Jeff - have you tried the Mordue IPA? It was on at the Hop Pole up here in Aylesbury a few months back, and I thought it was excellent. Extremely hoppy (which is fine by me), reminiscent of Jaipur but at a slightly more sensible ABV - 5% if I recall. I've really enjoyed all the Mordue ales I've tried so far.
I think that flowers on the bar are ok, as long as they don't get in the way. It's what we do too. It is especially classy to have them in a pint pot, as we did until finally buying a real vase. Actually an old John Player Vanguardwater jug. 'Low tar with middle tar taste', got to to love the seventies. :)
Upper Street does indeed look much like a grim Midlands high street, at least until you get to Islington Green, at which point (up until maybe Cross St) it surely and indisputably becomes poncy? (Unless Midlands towns generally have theatre pubs, antique furniture shops, retro home stores and lifestyle shops, not to mention upmarket eateries like Ottolenghi.) In any case, I tend to avoid it...
Er... Jeff, you're most welcome!
I was in drinking with friends and have just received my small stash of copies so thought I'd drop one off with you in the cynical hopes of getting a plug. So I'm glad that worked, but imagine my disappointment when I saw 17 comments on a post ostensibly about my book, only to find it sidetracked into a vicious debate about flowers. The web is a strange and wonderful thing...
ps the non-beerophile chap and two ladies I brought to your pub rather liked the 'workie tickie' (they'd already had a few) but preferred the TT Landlord.
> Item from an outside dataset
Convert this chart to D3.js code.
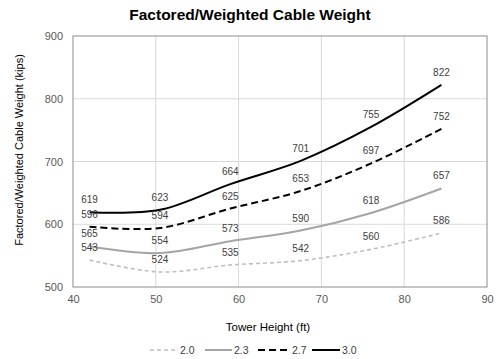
<!DOCTYPE html>
<html><head><meta charset="utf-8">
<script src="https://cdn.jsdelivr.net/npm/d3@7"></script>
<style>body{margin:0;background:#fff}svg{display:block}</style>
</head><body><svg id="c" width="500" height="359"></svg>
<script>
const towerHeights = [42, 50.5, 59, 67.5, 76, 84.5];
const seriesNames = ["2.0", "2.3", "2.7", "3.0"];
const s20 = [543, 524, 535, 542, 560, 586];
const s23 = [565, 554, 573, 590, 618, 657];
const s27 = [596, 594, 625, 653, 697, 752];
const s30 = [619, 623, 664, 701, 755, 822];
const xTicks = [40, 50, 60, 70, 80, 90];
const yTicks = [500, 600, 700, 800, 900];

const styles = {
  "2.0": {color: "#bfbfbf", width: 1.6, dash: "4,3"},
  "2.3": {color: "#a5a5a5", width: 2, dash: null},
  "2.7": {color: "#000000", width: 2, dash: "7,4"},
  "3.0": {color: "#000000", width: 2, dash: null}
};
const seriesVals = [s20, s23, s27, s30];

const svg = d3.select("#c");
const L = 73, R = 487, T = 36, B = 287;
const x = d3.scaleLinear().domain([40, 90]).range([L, R]);
const y = d3.scaleLinear().domain([500, 900]).range([B, T]);
const font = "'Liberation Sans', Arial, sans-serif";

svg.append("g").selectAll("line.v").data(xTicks.slice(1, -1)).join("line")
  .attr("x1", d => x(d)).attr("x2", d => x(d)).attr("y1", T).attr("y2", B)
  .attr("stroke", "#d9d9d9").attr("stroke-width", 1);
svg.append("g").selectAll("line.h").data(yTicks.slice(1, -1)).join("line")
  .attr("x1", L).attr("x2", R).attr("y1", d => y(d)).attr("y2", d => y(d))
  .attr("stroke", "#d9d9d9").attr("stroke-width", 1);
svg.append("rect").attr("x", L).attr("y", T).attr("width", R - L).attr("height", B - T)
  .attr("fill", "none").attr("stroke", "#8c8c8c").attr("stroke-width", 1);

const xAxis = svg.append("g").attr("transform", `translate(0,${B})`)
  .call(d3.axisBottom(x).tickValues(xTicks).tickSize(0).tickPadding(8));
xAxis.select(".domain").remove();
xAxis.selectAll("text").attr("font-family", font).attr("font-size", 11).attr("fill", "#595959");
const yAxis = svg.append("g").attr("transform", `translate(${L},0)`)
  .call(d3.axisLeft(y).tickValues(yTicks).tickSize(0).tickPadding(10));
yAxis.select(".domain").remove();
yAxis.selectAll("text").attr("font-family", font).attr("font-size", 11).attr("fill", "#595959");

const line = d3.line().x((d, i) => x(towerHeights[i])).y(d => y(d)).curve(d3.curveCardinal.tension(0));
seriesNames.forEach((n, k) => {
  const st = styles[n];
  svg.append("path").datum(seriesVals[k]).attr("d", line)
    .attr("fill", "none").attr("stroke", st.color).attr("stroke-width", st.width)
    .attr("stroke-dasharray", st.dash);
});
seriesNames.forEach((n, k) => {
  svg.append("g").selectAll("text").data(seriesVals[k]).join("text")
    .attr("x", (d, i) => x(towerHeights[i])).attr("y", d => y(d) - 9)
    .attr("text-anchor", "middle").attr("font-family", font).attr("font-size", 10)
    .attr("fill", "#404040").text(d => d);
});

svg.append("text").attr("x", 250).attr("y", 20).attr("text-anchor", "middle")
  .attr("font-family", font).attr("font-size", 15.5).attr("font-weight", "bold")
  .attr("fill", "#000").text("Factored/Weighted Cable Weight");
svg.append("text").attr("x", 268).attr("y", 331).attr("text-anchor", "middle")
  .attr("font-family", font).attr("font-size", 11.5).attr("fill", "#000").text("Tower Height (ft)");
svg.append("text").attr("transform", `translate(23,150) rotate(-90)`)
  .attr("text-anchor", "middle").attr("font-family", font).attr("font-size", 11)
  .attr("fill", "#000").text("Factored/Weighted Cable Weight (kips)");

const legX = [150, 205, 258, 312], legLen = [28, 27, 32, 28];
seriesNames.forEach((n, k) => {
  const st = styles[n];
  const g = svg.append("g");
  g.append("line").attr("x1", legX[k]).attr("x2", legX[k] + legLen[k]).attr("y1", 350).attr("y2", 350)
    .attr("stroke", st.color).attr("stroke-width", st.width).attr("stroke-dasharray", st.dash);
  g.append("text").attr("x", legX[k] + legLen[k] + 2).attr("y", 354).attr("font-family", font)
    .attr("font-size", 10.5).attr("fill", "#404040").text(n);
});
</script></body></html>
I'm posting from the U.S. and find this discussion very interesting. The author's comment about the discussion wavering way off track is well taken, as is the point about non-beer related posts seeming to garner more comments. The thing I find most interesting is the discussion of pub (or bar) "styles" you seem to have. I'm trying to think how this sort of comparative study would work on bars (pubs) in the U.S.....and I'm giving myself a headache. I love this post and I love this blog.